*Given material*.
>>>>>
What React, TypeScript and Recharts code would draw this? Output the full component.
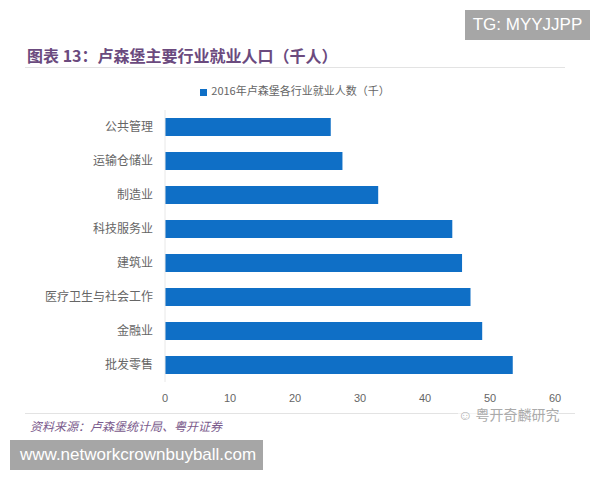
import React from 'react';
import { BarChart, Bar, XAxis, YAxis, Legend } from 'recharts';

const categories = ['公共管理', '运输仓储业', '制造业', '科技服务业', '建筑业', '医疗卫生与社会工作', '金融业', '批发零售'];
const values = [25.5, 27.3, 32.8, 44.2, 45.7, 47.0, 48.8, 53.5];
const xTicks = [0, 10, 20, 30, 40, 50, 60];
const seriesName = '2016年卢森堡各行业就业人数（千）';

const data = categories.map((c, i) => ({ name: c, value: values[i] }));

const cjk = '"Noto Sans CJK SC", "Noto Sans", sans-serif';

export default function App() {
  return (
    <div style={{ position: 'absolute', left: 0, top: 0, width: 600, height: 480, background: '#fff', fontFamily: cjk }}>
      <div style={{ position: 'absolute', left: 465, top: 10, width: 125, height: 30, background: '#a6a6a6', color: '#fff', fontFamily: 'Arial, "Liberation Sans", sans-serif', fontSize: 17, lineHeight: '30px', textAlign: 'center' }}>TG: MYYJJPP</div>
      <div style={{ position: 'absolute', left: 27, top: 44, color: '#6b4a7e', fontSize: 16, fontWeight: 700, lineHeight: '22px', whiteSpace: 'nowrap' }}>图表 13：卢森堡主要行业就业人口（千人）</div>
      <div style={{ position: 'absolute', left: 25, top: 67, width: 540, height: 1, background: '#e3e3e3' }} />
      <BarChart width={600} height={480} data={data} layout="vertical" margin={{ top: 94, right: 45, bottom: 68, left: 0 }}>
        <XAxis type="number" domain={[0, 60]} ticks={xTicks} axisLine={false} tickLine={false} height={30} tickMargin={6} tick={{ fill: '#666', fontSize: 11, fontFamily: 'Arial, "Liberation Sans", sans-serif' }} />
        <YAxis type="category" dataKey="name" width={165} axisLine={{ stroke: '#e8e8e8' }} tickLine={false} tickMargin={6} tick={{ fill: '#666', fontSize: 12, fontFamily: cjk }} />
        <Legend verticalAlign="top" align="center" iconType="square" iconSize={7} wrapperStyle={{ top: 82, left: 0, width: 600, fontSize: 11, color: '#666' }} formatter={(v) => <span style={{ color: '#666' }}>{v}</span>} />
        <Bar dataKey="value" name={seriesName} fill="#0f6fc6" barSize={18} isAnimationActive={false} />
      </BarChart>
      <div style={{ position: 'absolute', left: 25, top: 413, width: 550, height: 1, background: '#e3e3e3' }} />
      <div style={{ position: 'absolute', left: 30, top: 417, color: '#7a5a8c', fontSize: 12, fontStyle: 'italic', lineHeight: '18px', whiteSpace: 'nowrap' }}>资料来源：卢森堡统计局、粤开证券</div>
      <div style={{ position: 'absolute', left: 458, top: 404, color: '#aaa', fontSize: 14, lineHeight: '20px', whiteSpace: 'nowrap', background: 'rgba(255,255,255,0.6)' }}>☺ 粤开奇麟研究</div>
      <div style={{ position: 'absolute', left: 10, top: 440, width: 253, height: 30, background: '#a6a6a6', color: '#fff', fontFamily: 'Arial, "Liberation Sans", sans-serif', fontSize: 17, lineHeight: '30px', paddingLeft: 10, boxSizing: 'border-box', whiteSpace: 'nowrap' }}>www.networkcrownbuyball.com</div>
    </div>
  );
}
<<<<<
*Given task*. Return each line where "React" shows up.

*Task result*.
What React, TypeScript and Recharts code would draw this? Output the full component.
import React from 'react';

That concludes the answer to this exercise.